After a group of homeless campers were forced to move out of Crab Park in East Vancouver this week, following an injunction from the Vancouver Fraser Port Authority, another homeless camp has started to spring up in nearby Strathcona Park.
Now, some residents in the neighbourhood are expressing their concerns with this latest turn of events.
In a statement, the Strathcona Residents Association (SRA) said that while it empathizes with the plight of people looking for a place to live, they are concerned that Strathcona Park was not set up to house so many people for so long.
The SRA states that park facilities “were not designed nor intended to support a large, long-term encampment.”
And despite good intentions, “the camp at Oppenheimer Park became a free-zone for gang activity, weapons, and violence,” the statement said. “It was not a safe place for anybody, especially the people living there. In the aftermath, the park itself was left decimated.”
Earlier this month, a group of Downtown Vancouver residents started a petition against the relocation of Oppenheimer Park residents, citing that there’s been a “growing sense of fear” and that many residents “no longer feel safe.”
The petition argued that the relocation has spread many of the problems seen by Oppenheimer Park across the downtown core.
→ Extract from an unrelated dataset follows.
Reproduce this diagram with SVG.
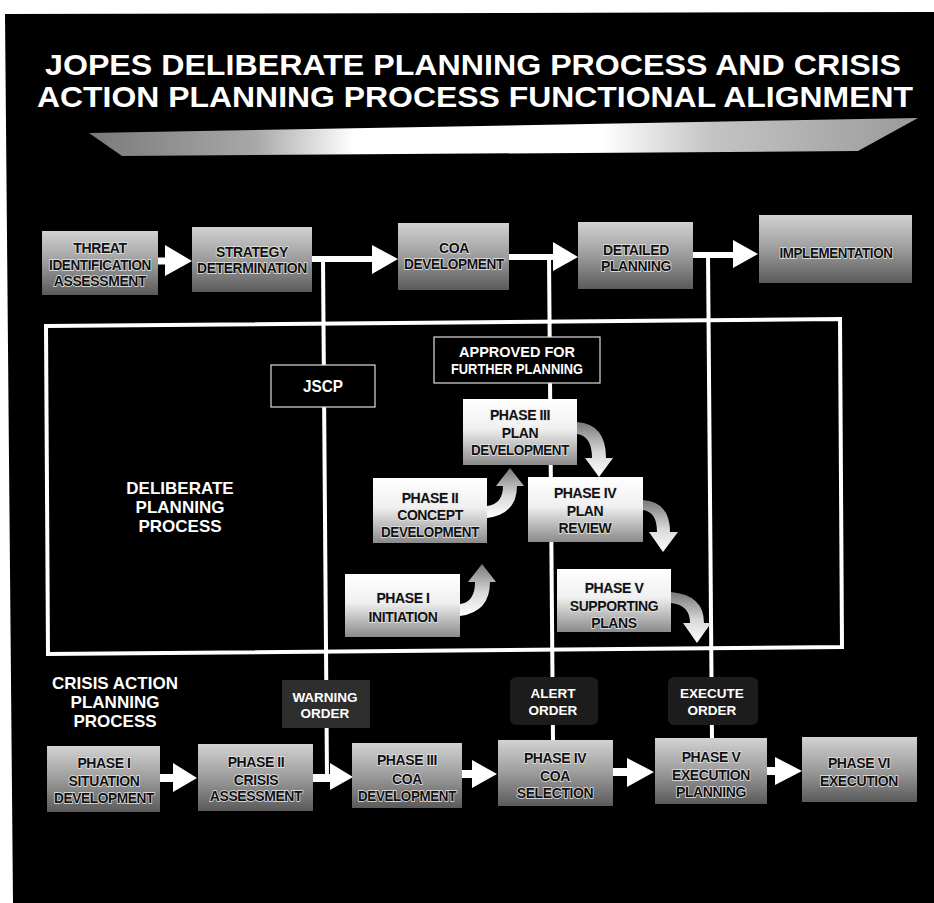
<svg xmlns="http://www.w3.org/2000/svg" width="934" height="903" viewBox="0 0 934 903">
<defs>
<linearGradient id="gBox" x1="0" y1="0" x2="0" y2="1"><stop offset="0" stop-color="#d2d2d2"/><stop offset="0.5" stop-color="#9c9c9c"/><stop offset="1" stop-color="#5a5a5a"/></linearGradient>
<linearGradient id="gPhase" x1="0" y1="0" x2="0" y2="1"><stop offset="0" stop-color="#ffffff"/><stop offset="0.45" stop-color="#f0f0f0"/><stop offset="1" stop-color="#8a8a8a"/></linearGradient>
<linearGradient id="gCurl" x1="0" y1="0" x2="0" y2="1"><stop offset="0" stop-color="#777777"/><stop offset="0.55" stop-color="#d8d8d8"/><stop offset="1" stop-color="#ffffff"/></linearGradient>
<linearGradient id="gBanner" x1="0" y1="0" x2="1" y2="0"><stop offset="0" stop-color="#7a7a7a"/><stop offset="0.2" stop-color="#a8a8a8"/><stop offset="0.32" stop-color="#ffffff"/><stop offset="0.62" stop-color="#ffffff"/><stop offset="0.75" stop-color="#c4c4c4"/><stop offset="1" stop-color="#9a9a9a"/></linearGradient>
</defs>
<style>
.dk{font-family:"Liberation Sans",Arial,sans-serif;font-weight:bold;font-size:14px;fill:#111;text-anchor:middle;stroke:#e6e6e6;stroke-width:1.4px;paint-order:stroke;letter-spacing:-0.4px}
.wt{font-family:"Liberation Sans",Arial,sans-serif;font-weight:bold;fill:#fff;text-anchor:middle}
.box{fill:url(#gBox)}
.ph{fill:url(#gPhase)}
.ln{stroke:#fff;fill:none}
.ah{fill:#fff}
.curl{fill:url(#gCurl)}
.lbl{fill:#000;stroke:#ddd;stroke-width:1.2}
.ord{fill:#2e2e2e}
.ord2{fill:#1c1c1c}
</style>
<rect x="0" y="0" width="934" height="903" fill="#fff"/>
<polygon points="5,14 934,12 934,903 13,903" fill="#000"/>

<g id="title">
<text class="wt" x="473" y="75" font-size="30" textLength="856" lengthAdjust="spacingAndGlyphs">JOPES DELIBERATE PLANNING PROCESS AND CRISIS</text>
<text class="wt" x="475" y="107" font-size="30" textLength="876" lengthAdjust="spacingAndGlyphs">ACTION PLANNING PROCESS FUNCTIONAL ALIGNMENT</text>
<polygon points="89,133 918,118 858,151 122,156" fill="url(#gBanner)"/>
</g>

<g id="connectors">
<polygon class="ln" points="46,326 840,319 842,647 48,654" stroke-width="4"/>
<path class="ln" d="M158,261 H167" stroke-width="7"/>
<polygon class="ah" points="165,245 192,261 165,276"/>
<path class="ln" d="M311,259 H374" stroke-width="6"/>
<polygon class="ah" points="372,245 398,259 372,274"/>
<path class="ln" d="M323,259 L327,778" stroke-width="4"/>
<path class="ln" d="M508,257 H555" stroke-width="6"/>
<polygon class="ah" points="553,242 578,257 553,271"/>
<path class="ln" d="M549,257 L553,741" stroke-width="4"/>
<path class="ln" d="M692,255 H735" stroke-width="6"/>
<polygon class="ah" points="733,240 758,254 733,268"/>
<path class="ln" d="M708,255 L712,739" stroke-width="4"/>
<path class="curl" d="M460,616 Q490,612 490,582 L496,582 L482,564 L468,582 L475,582 Q475,602 460,604 Z"/>
<path class="curl" d="M487,518 Q517,514 517,486 L524,486 L510,468 L496,486 L503,486 Q503,504 487,506 Z"/>
<path class="curl" d="M577,422 Q606,424 606,458 L613,458 L599,477 L585,458 L592,458 Q592,436 577,434 Z"/>
<path class="curl" d="M643,500 Q670,502 670,532 L678,532 L663,552 L649,532 L657,532 Q657,512 643,510 Z"/>
<path class="curl" d="M671,592 Q704,595 704,623 L711,623 L697,643 L683,623 L690,623 Q690,605 671,603 Z"/>
<path class="ln" d="M159,778 H175" stroke-width="8"/>
<polygon class="ah" points="173,763 197,778 173,792"/>
<path class="ln" d="M312,778 H332" stroke-width="8"/>
<polygon class="ah" points="330,763 353,777 330,790"/>
<path class="ln" d="M461,774 H474" stroke-width="8"/>
<polygon class="ah" points="472,760 497,774 472,788"/>
<path class="ln" d="M612,772 H629" stroke-width="8"/>
<polygon class="ah" points="627,758 654,772 627,787"/>
<path class="ln" d="M766,771 H777" stroke-width="8"/>
<polygon class="ah" points="775,757 802,771 775,785"/>
</g>

<g id="threat"><rect class="box" x="42" y="231" width="116" height="64"/>
<text class="dk" x="100" y="253">THREAT</text>
<text class="dk" x="100" y="270" textLength="102" lengthAdjust="spacingAndGlyphs">IDENTIFICATION</text>
<text class="dk" x="100" y="286">ASSESSMENT</text></g>

<g id="strategy"><rect class="box" x="192" y="227" width="120" height="65"/>
<text class="dk" x="252" y="257">STRATEGY</text>
<text class="dk" x="252" y="273" textLength="110" lengthAdjust="spacingAndGlyphs">DETERMINATION</text></g>

<g id="coa"><rect class="box" x="398" y="223" width="111" height="67"/>
<text class="dk" x="454" y="253">COA</text>
<text class="dk" x="454" y="269" textLength="100" lengthAdjust="spacingAndGlyphs">DEVELOPMENT</text></g>

<g id="detailed"><rect class="box" x="578" y="222" width="115" height="67"/>
<text class="dk" x="636" y="255">DETAILED</text>
<text class="dk" x="636" y="271">PLANNING</text></g>

<g id="implementation"><rect class="box" x="759" y="215" width="153" height="68"/>
<text class="dk" x="836" y="258" textLength="113" lengthAdjust="spacingAndGlyphs">IMPLEMENTATION</text></g>

<g id="deliberate-label">
<text class="wt" x="180" y="494" font-size="17">DELIBERATE</text>
<text class="wt" x="180" y="513" font-size="17">PLANNING</text>
<text class="wt" x="180" y="532" font-size="17">PROCESS</text></g>

<g id="jscp"><rect class="lbl" x="271" y="365" width="104" height="42"/>
<text class="wt" x="323" y="392" font-size="17" textLength="40" lengthAdjust="spacingAndGlyphs">JSCP</text></g>

<g id="approved"><rect class="lbl" x="434" y="337" width="166" height="46"/>
<text class="wt" x="517" y="357" font-size="14.5">APPROVED FOR</text>
<text class="wt" x="517" y="374" font-size="14.5" textLength="132" lengthAdjust="spacingAndGlyphs">FURTHER PLANNING</text></g>

<g id="dp-phase3"><rect class="ph" x="463" y="399" width="114" height="66"/>
<text class="dk" x="520" y="420">PHASE III</text>
<text class="dk" x="520" y="438">PLAN</text>
<text class="dk" x="520" y="455" textLength="98" lengthAdjust="spacingAndGlyphs">DEVELOPMENT</text></g>

<g id="dp-phase4"><rect class="ph" x="528" y="477" width="115" height="65"/>
<text class="dk" x="585" y="498">PHASE IV</text>
<text class="dk" x="585" y="516">PLAN</text>
<text class="dk" x="585" y="533">REVIEW</text></g>

<g id="dp-phase2"><rect class="ph" x="373" y="478" width="114" height="65"/>
<text class="dk" x="430" y="503">PHASE II</text>
<text class="dk" x="430" y="520">CONCEPT</text>
<text class="dk" x="430" y="537" textLength="98" lengthAdjust="spacingAndGlyphs">DEVELOPMENT</text></g>

<g id="dp-phase1"><rect class="ph" x="345" y="574" width="115" height="63"/>
<text class="dk" x="403" y="603">PHASE I</text>
<text class="dk" x="403" y="622">INITIATION</text></g>

<g id="dp-phase5"><rect class="ph" x="557" y="569" width="114" height="63"/>
<text class="dk" x="614" y="593">PHASE V</text>
<text class="dk" x="614" y="611">SUPPORTING</text>
<text class="dk" x="614" y="628">PLANS</text></g>

<g id="crisis-label">
<text class="wt" x="115" y="689" font-size="17">CRISIS ACTION</text>
<text class="wt" x="115" y="708" font-size="17">PLANNING</text>
<text class="wt" x="115" y="727" font-size="17">PROCESS</text></g>

<g id="warning-order"><rect class="ord" x="282" y="680" width="88" height="48"/>
<text class="wt" x="325" y="702" font-size="13.5">WARNING</text>
<text class="wt" x="325" y="718" font-size="13.5">ORDER</text></g>

<g id="alert-order"><rect class="ord2" x="510" y="677" width="88" height="48" rx="6"/>
<text class="wt" x="553" y="698" font-size="13.5">ALERT</text>
<text class="wt" x="553" y="715" font-size="13.5">ORDER</text></g>

<g id="execute-order"><rect class="ord2" x="668" y="677" width="90" height="48" rx="6"/>
<text class="wt" x="712" y="698" font-size="13.5">EXECUTE</text>
<text class="wt" x="712" y="715" font-size="13.5">ORDER</text></g>

<g id="cap-phase1"><rect class="box" x="47" y="746" width="113" height="66"/>
<text class="dk" x="104" y="768">PHASE I</text>
<text class="dk" x="104" y="786">SITUATION</text>
<text class="dk" x="104" y="803" textLength="100" lengthAdjust="spacingAndGlyphs">DEVELOPMENT</text></g>

<g id="cap-phase2"><rect class="box" x="198" y="744" width="115" height="67"/>
<text class="dk" x="256" y="767">PHASE II</text>
<text class="dk" x="256" y="785">CRISIS</text>
<text class="dk" x="256" y="801">ASSESSMENT</text></g>

<g id="cap-phase3"><rect class="box" x="352" y="743" width="110" height="65"/>
<text class="dk" x="407" y="765">PHASE III</text>
<text class="dk" x="407" y="784">COA</text>
<text class="dk" x="407" y="801" textLength="98" lengthAdjust="spacingAndGlyphs">DEVELOPMENT</text></g>

<g id="cap-phase4"><rect class="box" x="498" y="740" width="115" height="66"/>
<text class="dk" x="555" y="763">PHASE IV</text>
<text class="dk" x="555" y="781">COA</text>
<text class="dk" x="555" y="798">SELECTION</text></g>

<g id="cap-phase5"><rect class="box" x="655" y="738" width="112" height="66"/>
<text class="dk" x="711" y="762">PHASE V</text>
<text class="dk" x="711" y="780">EXECUTION</text>
<text class="dk" x="711" y="797">PLANNING</text></g>

<g id="cap-phase6"><rect class="box" x="802" y="737" width="115" height="65"/>
<text class="dk" x="859" y="768">PHASE VI</text>
<text class="dk" x="859" y="786">EXECUTION</text></g>
</svg>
“This relocation has exacerbated the issues stated above and has not solved these problems,” the petition said. “It only further spreads it throughout our city, subjecting more Vancouver residents to being victimized.”
- See also:
In light of these and other recent events, the SRA states that it would like to see “elected officials at Parks Board, the City of Vancouver, the Province of British Columbia, and the Government of Canada stop passing the buck and summon the leadership, collaboration, and courage to come up with a sustainable solution.”
This is the third homeless camp to appear in a city park in recent months, after a large tent city in Oppenheimer Park was dissembled in early May. And while the provincial government said that all campers in the park had been offered hotel rooms, some chose to move to Crab Park and set up camp there.
Last week, those campers were given 72 hours to pack up their belongings and leave this week, after Vancouver Fraser Port Authority (VFPA) ruled in favour of an injunction filed by the Vancouver Port Authority – whose jurisdiction the park falls under – to have them removed.
And this week, 46 people were arrested on Tuesday afternoon after the Vancouver Police Department (VPD) moved in on the homeless encampment, acting on the injunction.
Officers first arrived at 6 am on Tuesday, working to help the campers leave. According to police, an estimated total of 60 people left the area but at approximately 4:30 pm, “dozens of people stat on the ground and refused to leave.”
Police said those people were arrested for failing to comply with the court order.